A transição para fontes de energia renováveis no Brasil enfrenta desafios técnicos e econômicos, especialmente em áreas rurais como Palmeira. João Pedro Cuthi Dias, engenheiro agrônomo, detalha esses obstáculos e as soluções potenciais para transformar uma região em um polo de energia renovável.
“O Brasil é um dos campeões mundiais em biocombustíveis. Começamos com o etanol e dominamos essa tecnologia”, diz Dias. “Hoje, estamos avançando com o etanol de segunda geração, transformando resíduos agrícolas em etanol e biodiesel. Cerca de 13% do óleo diesel no Brasil já é biodiesel, derivado principalmente da soja.”

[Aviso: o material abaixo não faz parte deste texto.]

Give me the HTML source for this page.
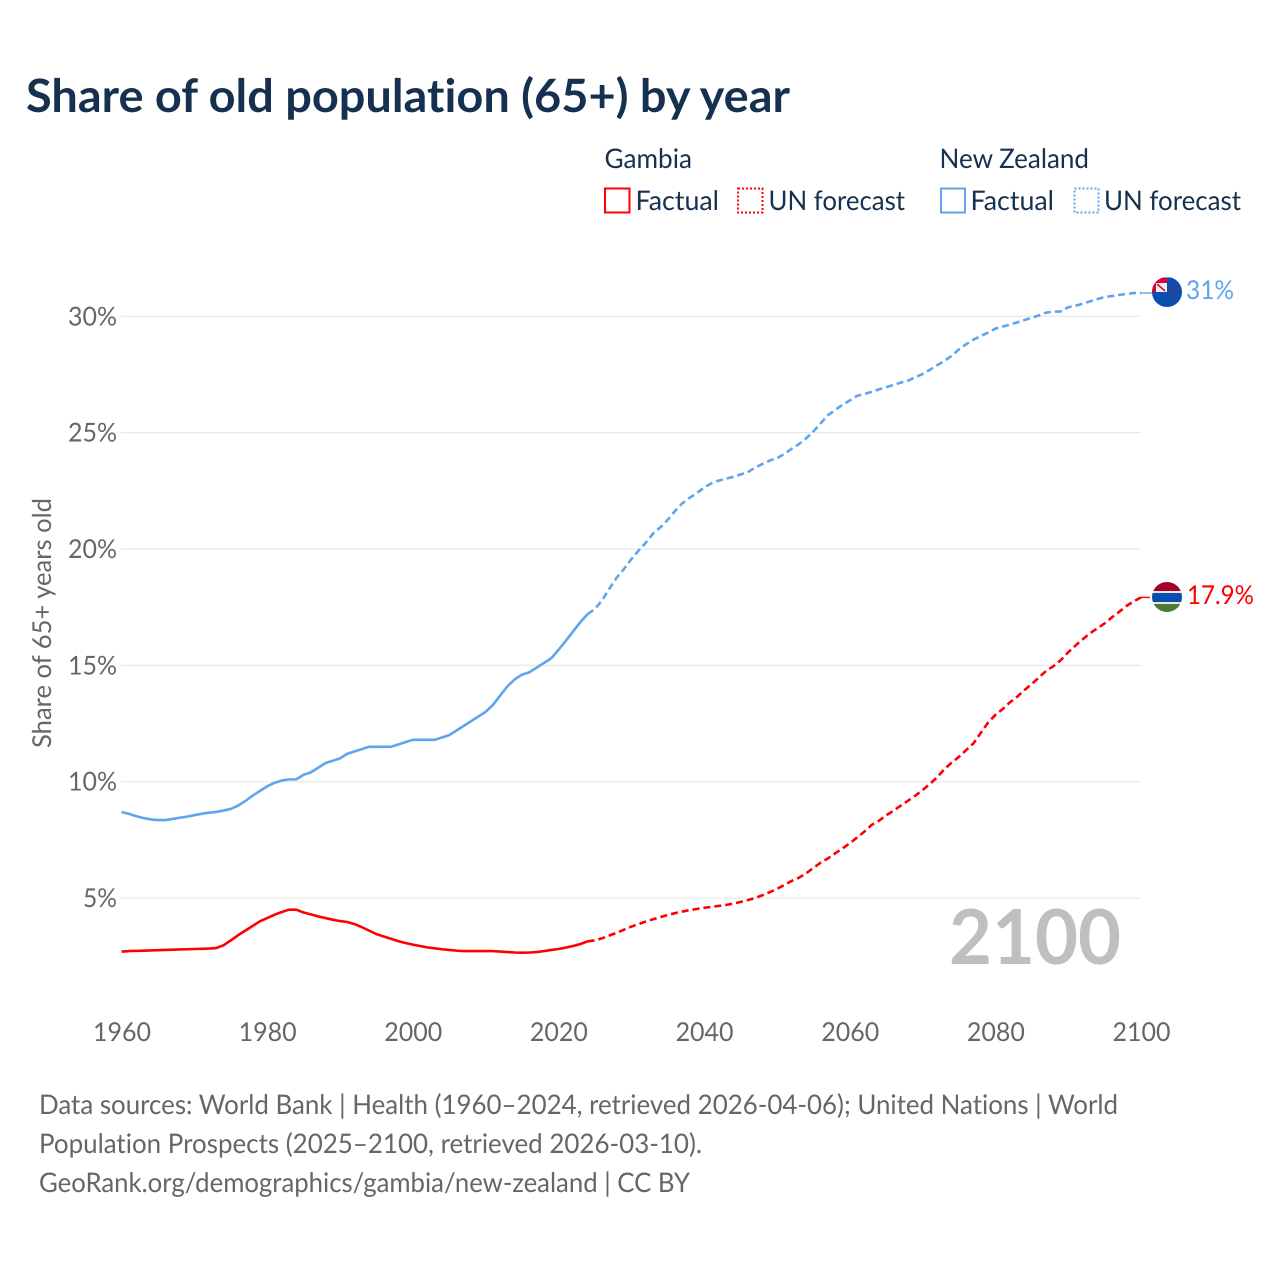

Dias explica que, apesar do sucesso com a soja , é importante diversificar as fontes de biocombustíveis para descarbonizar o setor energético. “A soja é predominante porque temos disponibilidade e infraestrutura. Mas outras culturas, como a bocaiuva e o cranberry, têm potencial para produzir muito mais óleo por hectare. No entanto, a falta de uma cadeia produtiva organizada impede o avanço dessas alternativas.” A bocaiuva, por exemplo, pode produzir até 5.000 litros de óleo por hectare, enquanto a soja produz apenas 120 litros por hectare. “A bocaiuva é uma planta nativa com múltiplas utilidades. A casca pode ser usada como combustível, a polpa é rica em vitamina A e o óleo podem servir tanto para o consumo humano quanto para a produção de combustíveis como diesel verde e querosene de aviação”, comenta Dias. “Mas, sem uma cadeia organizada, essa produção nunca será viável.”
Um dos maiores desafios é a falta de organização e mercado para novas culturas. “Precisamos criar condições para que pequenos produtores possam produzir e plantar bocaiuva. Há projetos promissores, como um na Bahia que abrange 200 mil hectares, mas é necessário expandir e organizar esses esforços.”
O Mato Grosso do Sul está à frente dessa iniciativa, com um programa que inclui 700 produtores pequenos e médios. “Esses produtores estão coletando e plantando bocaiuva, e já estão produzindo óleo para consumo humano e produção microcinética. À medida que a produção aumenta, o óleo será destinado à produção de combustíveis verdes”, destaca Dias. “O programa abrange toda a cadeia produtiva, desde a produção de mudas até a coleta e produção, além de incluir incentivos de crédito de carbono.”
A pesquisa científica desempenha um papel fundamental na viabilização dessa transformação. “Uma pesquisa baseada em materiais genéticos com alto potencial. O mesmo deve ser feito com a bocaiuva: encontrar plantas com maior vigor e produtividade, e multiplicá-las”, afirma Dias. “Esse conhecimento precisa chegar ao pequeno produtor. A pesquisa pode desenvolver técnicas como a modificação clonal para aumentar a produtividade, semelhante ao que foi feito com o eucalipto.”
Dias enfatiza a importância da pesquisa para apoiar os produtores rurais. “A pesquisa é fundamental para auxiliar esses produtores a adotar novas práticas. No passado, chegamos com baixos rendimentos de soja no Rio Grande do Sul e, através da pesquisa, conseguimos aumentar significativamente a produtividade no Centro-Oeste.”